誰も手を加えず、そのまま残されているブログも多い。2009年6月11日に脳出血で亡くなったモデルの純恋(すみれ)さん(享年21歳)、2013年に肺炎で亡くなった女優の坂口良子さん(享年57歳)、2013年10月5日、交通事故で亡くなった桜塚やっくんさん(享年37歳)、2020年3月29日コロナにより亡くなった志村けんさん(享年70歳)……。

それぞれの最後の更新には途切れることなくファンが訪れ、コメント欄に近況報告をしたり、〈会いたいです〉〈天国では元気にしてますか?〉などと思慕をつづったりしてゆく。生前記した言葉や掲載した写真が、そこではまだ生きていることに、〈元気を貰いに来ました〉というファンも数多い。

「消費時間が長い」

サイバーエージェントAmebaブログの担当者は、ブログについて「メディアに露出していないときでも(タレントとファンが)互いの存在を感じ合える場所」だとする。

タレントが日常を発信するSNSとしては、TwitterやInstagramもあるが、これらについて担当者は「視覚的に、かつ簡易的に発信できる非常に便利なサービスである一方、“消費時間”も短くなりがち」と分析。
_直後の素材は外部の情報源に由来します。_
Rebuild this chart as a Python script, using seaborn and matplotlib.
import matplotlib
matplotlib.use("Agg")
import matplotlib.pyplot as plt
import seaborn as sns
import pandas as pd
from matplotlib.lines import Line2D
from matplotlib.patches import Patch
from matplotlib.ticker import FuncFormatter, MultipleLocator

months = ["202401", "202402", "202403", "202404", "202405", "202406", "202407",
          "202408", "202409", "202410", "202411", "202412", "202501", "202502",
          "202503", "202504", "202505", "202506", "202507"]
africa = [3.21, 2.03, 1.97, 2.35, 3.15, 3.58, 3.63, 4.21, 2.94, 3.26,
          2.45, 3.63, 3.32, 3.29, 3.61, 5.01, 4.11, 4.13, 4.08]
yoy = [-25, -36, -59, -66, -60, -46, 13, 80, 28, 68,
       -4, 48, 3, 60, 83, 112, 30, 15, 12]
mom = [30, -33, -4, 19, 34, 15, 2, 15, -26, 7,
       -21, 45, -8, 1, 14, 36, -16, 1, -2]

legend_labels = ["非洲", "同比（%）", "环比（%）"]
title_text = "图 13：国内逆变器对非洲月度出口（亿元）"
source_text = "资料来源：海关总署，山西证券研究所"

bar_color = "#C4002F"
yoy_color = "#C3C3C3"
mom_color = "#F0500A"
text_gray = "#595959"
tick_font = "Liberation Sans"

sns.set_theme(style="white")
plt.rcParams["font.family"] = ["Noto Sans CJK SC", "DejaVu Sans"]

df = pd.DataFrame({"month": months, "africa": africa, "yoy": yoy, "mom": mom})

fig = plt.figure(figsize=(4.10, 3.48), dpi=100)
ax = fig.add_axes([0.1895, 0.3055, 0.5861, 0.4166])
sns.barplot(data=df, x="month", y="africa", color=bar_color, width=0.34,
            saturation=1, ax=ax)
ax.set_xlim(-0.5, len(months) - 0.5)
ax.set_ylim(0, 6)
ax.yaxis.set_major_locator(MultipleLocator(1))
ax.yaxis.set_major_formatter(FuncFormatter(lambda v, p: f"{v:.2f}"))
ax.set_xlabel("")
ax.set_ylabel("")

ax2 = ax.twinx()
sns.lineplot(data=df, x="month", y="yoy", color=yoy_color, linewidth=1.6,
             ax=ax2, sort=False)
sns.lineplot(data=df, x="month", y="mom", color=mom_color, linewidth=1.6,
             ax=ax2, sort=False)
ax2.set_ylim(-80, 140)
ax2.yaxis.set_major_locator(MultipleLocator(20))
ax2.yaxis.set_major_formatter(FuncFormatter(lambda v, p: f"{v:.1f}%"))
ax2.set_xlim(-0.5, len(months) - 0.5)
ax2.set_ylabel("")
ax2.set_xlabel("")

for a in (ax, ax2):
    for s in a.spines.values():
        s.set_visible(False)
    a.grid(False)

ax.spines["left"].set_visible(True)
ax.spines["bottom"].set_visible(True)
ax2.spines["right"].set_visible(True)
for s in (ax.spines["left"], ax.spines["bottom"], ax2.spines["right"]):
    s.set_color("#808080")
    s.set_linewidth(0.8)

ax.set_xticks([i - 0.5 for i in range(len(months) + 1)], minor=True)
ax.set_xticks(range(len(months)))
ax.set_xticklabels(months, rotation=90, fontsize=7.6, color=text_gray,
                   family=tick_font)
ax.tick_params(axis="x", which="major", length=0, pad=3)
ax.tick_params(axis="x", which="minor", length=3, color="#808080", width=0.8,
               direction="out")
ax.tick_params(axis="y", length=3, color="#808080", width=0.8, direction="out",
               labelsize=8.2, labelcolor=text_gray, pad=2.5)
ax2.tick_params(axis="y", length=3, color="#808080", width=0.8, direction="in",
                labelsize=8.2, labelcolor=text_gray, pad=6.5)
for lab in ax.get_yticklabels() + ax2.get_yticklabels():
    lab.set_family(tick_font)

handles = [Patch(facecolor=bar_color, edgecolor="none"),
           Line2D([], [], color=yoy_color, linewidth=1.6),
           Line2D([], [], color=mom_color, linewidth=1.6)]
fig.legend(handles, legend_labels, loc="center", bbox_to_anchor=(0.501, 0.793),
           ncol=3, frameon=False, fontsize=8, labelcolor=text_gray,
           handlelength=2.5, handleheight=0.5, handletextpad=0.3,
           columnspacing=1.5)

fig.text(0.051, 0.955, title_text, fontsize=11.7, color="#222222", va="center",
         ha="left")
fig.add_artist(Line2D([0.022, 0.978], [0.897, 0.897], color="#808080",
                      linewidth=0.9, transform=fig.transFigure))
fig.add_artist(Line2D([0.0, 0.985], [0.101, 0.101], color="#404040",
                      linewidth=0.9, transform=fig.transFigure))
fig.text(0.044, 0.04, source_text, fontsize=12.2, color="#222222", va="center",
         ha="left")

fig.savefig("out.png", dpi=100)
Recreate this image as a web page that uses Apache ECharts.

「対して、ブログは読み物として蓄積されるので、消費時間が長い。時を越えてじっくりと読み返せることは大きな特徴です」と話す。

なおブログを閉鎖する場合、アメーバブログでは、現状、全記事DLのような保存機能はない。ただし個別に相談することは可能で、対応できる範囲で検討するという。

弱音を聞いてもらい心を修復させる

ファンにとって、タレントの死は、それが突然であればあるほど、ショックは計り知れない。

〈弱音吐きたい、吐く場所がないんです。〉
〈自分が ひとりぼっちを感じたら ここに来たい ここに来ていい?〉

そんな投稿を通じて、読者であるファンは生前の筆者の投稿に自分の思いを重ねていく。

どういう気持ちで、生前この言葉を書いたのか、その写真をあげたのか。読者は何度も何度もその生きた証しをなぞり、近況を報告し、弱音を聞いてもらい、心を修復させる。いつしか、更新がないことがわかっていながら、筆者の息遣いを感じ、あたたかくこちらの話を受け止めてくれる気持ちになっていくのだろう。自分以外にもコメントを投稿している人を見て、ひとりではないことを実感する。

手紙のようなコメントも多い、と前出・担当者は言ったが、他者にもその〈手紙〉の内容が見えるコメント欄という場所では、また別の意味をもつ。

〈ふと、またここを覗いたら、ファンの方からまだ優しいコメントが送られていました。やっくんは生きているんですね。〉

ブログのコメント欄は、さまざまな人により投稿され続けることで、タレントが確かにそこに生きていることが実感できる場所でもあるのだ。